Your objective – Return verbatim the inclusive range of lines running from the line that contains "Write the Chart.js code for this chart." to the line that contains "const yTicks = [100, 1000, 10000, 100000];". Omit every other line.

Supplied data –
━━━━━━

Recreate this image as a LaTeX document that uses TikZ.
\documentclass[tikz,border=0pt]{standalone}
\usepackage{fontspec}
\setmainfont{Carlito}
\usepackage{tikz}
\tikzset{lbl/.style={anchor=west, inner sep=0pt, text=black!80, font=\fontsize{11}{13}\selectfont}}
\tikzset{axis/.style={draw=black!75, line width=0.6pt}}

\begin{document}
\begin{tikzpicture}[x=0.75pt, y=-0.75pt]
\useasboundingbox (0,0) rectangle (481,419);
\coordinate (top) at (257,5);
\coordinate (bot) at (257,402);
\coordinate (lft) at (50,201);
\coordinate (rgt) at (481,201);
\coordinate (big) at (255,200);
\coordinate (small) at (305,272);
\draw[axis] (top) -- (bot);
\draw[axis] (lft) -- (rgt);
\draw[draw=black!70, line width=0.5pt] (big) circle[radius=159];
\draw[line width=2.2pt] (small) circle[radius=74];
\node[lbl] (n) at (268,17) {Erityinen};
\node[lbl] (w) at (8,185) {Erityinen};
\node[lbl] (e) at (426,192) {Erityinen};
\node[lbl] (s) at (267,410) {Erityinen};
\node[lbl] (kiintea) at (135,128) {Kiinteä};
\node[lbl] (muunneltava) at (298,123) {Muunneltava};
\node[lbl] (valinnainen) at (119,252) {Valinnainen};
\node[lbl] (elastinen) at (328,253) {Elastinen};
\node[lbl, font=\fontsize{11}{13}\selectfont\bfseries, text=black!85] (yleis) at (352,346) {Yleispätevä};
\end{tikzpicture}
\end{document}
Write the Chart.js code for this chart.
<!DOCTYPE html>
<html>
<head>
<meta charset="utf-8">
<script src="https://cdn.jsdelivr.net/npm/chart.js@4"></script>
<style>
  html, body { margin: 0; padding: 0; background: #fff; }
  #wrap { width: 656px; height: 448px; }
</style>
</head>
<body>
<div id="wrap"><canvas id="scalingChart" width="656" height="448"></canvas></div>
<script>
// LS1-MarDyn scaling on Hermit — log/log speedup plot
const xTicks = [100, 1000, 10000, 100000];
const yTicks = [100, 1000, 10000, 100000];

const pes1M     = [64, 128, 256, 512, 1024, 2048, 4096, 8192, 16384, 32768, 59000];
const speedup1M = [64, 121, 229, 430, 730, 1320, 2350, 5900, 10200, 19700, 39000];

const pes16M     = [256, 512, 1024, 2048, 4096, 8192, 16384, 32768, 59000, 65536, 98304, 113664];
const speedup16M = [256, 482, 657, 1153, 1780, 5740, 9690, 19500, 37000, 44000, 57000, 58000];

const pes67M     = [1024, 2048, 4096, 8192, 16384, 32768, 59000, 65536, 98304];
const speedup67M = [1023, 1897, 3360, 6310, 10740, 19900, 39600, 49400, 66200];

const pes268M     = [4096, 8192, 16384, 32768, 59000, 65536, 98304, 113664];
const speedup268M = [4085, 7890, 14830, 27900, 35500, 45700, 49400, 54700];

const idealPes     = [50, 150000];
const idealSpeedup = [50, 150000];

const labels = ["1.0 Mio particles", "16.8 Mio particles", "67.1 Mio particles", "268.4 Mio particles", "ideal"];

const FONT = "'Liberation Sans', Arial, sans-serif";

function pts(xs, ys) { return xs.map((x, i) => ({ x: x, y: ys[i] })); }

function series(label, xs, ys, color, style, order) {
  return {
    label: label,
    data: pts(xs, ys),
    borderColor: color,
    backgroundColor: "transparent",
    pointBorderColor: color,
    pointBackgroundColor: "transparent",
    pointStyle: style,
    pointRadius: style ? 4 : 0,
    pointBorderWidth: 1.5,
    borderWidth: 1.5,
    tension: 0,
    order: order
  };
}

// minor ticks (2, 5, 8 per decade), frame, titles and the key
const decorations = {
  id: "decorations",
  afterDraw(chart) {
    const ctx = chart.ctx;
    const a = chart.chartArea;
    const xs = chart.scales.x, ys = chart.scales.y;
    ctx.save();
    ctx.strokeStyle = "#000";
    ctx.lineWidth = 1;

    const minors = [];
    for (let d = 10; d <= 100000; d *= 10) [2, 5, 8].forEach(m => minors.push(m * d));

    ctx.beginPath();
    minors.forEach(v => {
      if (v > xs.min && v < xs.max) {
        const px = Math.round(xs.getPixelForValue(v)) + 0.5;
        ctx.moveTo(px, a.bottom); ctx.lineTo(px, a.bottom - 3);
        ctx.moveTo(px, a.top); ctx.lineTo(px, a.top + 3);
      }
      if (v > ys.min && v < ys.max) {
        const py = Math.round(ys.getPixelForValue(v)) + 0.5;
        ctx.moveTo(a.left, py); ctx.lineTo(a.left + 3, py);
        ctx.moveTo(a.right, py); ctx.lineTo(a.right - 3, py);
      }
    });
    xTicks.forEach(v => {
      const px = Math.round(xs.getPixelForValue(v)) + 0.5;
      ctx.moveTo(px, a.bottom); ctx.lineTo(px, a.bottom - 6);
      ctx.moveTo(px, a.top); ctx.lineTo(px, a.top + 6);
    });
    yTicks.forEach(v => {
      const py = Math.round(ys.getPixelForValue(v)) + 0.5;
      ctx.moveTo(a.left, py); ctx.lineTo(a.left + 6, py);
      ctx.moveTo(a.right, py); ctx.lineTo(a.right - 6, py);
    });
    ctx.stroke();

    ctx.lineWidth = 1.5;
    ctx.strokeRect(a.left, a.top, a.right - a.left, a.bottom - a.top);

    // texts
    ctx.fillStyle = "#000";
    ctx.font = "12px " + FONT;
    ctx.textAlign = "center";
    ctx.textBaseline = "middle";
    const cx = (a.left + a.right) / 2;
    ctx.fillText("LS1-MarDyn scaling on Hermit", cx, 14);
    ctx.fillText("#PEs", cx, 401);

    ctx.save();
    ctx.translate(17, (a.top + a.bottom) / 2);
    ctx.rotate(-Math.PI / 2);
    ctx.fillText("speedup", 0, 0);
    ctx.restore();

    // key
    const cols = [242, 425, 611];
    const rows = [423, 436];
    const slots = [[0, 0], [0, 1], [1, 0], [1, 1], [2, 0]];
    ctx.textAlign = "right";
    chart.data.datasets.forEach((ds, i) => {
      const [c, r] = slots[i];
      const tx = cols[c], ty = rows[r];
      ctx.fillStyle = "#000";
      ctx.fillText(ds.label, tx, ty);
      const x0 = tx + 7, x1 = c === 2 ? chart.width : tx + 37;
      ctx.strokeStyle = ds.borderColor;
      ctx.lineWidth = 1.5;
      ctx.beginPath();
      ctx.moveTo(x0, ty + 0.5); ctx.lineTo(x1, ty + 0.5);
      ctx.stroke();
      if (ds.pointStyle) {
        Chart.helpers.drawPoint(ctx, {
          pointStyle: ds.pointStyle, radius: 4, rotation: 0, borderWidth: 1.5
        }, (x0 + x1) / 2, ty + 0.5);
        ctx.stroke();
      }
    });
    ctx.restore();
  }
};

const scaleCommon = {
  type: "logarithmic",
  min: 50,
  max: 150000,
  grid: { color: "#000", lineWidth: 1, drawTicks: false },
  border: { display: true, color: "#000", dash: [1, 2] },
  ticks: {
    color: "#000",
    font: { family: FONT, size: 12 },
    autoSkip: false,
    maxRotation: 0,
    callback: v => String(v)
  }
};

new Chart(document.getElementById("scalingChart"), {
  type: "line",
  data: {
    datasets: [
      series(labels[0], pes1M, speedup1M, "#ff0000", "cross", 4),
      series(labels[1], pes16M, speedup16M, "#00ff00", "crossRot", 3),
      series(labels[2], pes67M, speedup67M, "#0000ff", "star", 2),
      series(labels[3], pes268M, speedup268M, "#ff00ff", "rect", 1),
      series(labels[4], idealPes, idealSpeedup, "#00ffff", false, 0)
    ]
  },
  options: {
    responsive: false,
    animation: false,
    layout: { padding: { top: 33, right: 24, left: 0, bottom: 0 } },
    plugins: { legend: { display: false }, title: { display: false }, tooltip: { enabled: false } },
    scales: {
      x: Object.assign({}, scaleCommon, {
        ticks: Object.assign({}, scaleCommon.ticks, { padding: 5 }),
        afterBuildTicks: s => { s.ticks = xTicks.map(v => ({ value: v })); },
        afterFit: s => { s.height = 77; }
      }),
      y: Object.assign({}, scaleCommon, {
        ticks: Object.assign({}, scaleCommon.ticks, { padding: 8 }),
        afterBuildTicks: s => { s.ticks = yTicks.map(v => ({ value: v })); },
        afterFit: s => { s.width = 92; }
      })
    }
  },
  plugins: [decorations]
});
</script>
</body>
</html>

━━━━━━

Answer in full –
Write the Chart.js code for this chart.
<!DOCTYPE html>
<html>
<head>
<meta charset="utf-8">
<script src="https://cdn.jsdelivr.net/npm/chart.js@4"></script>
<style>
  html, body { margin: 0; padding: 0; background: #fff; }
  #wrap { width: 656px; height: 448px; }
</style>
</head>
<body>
<div id="wrap"><canvas id="scalingChart" width="656" height="448"></canvas></div>
<script>
// LS1-MarDyn scaling on Hermit — log/log speedup plot
const xTicks = [100, 1000, 10000, 100000];
const yTicks = [100, 1000, 10000, 100000];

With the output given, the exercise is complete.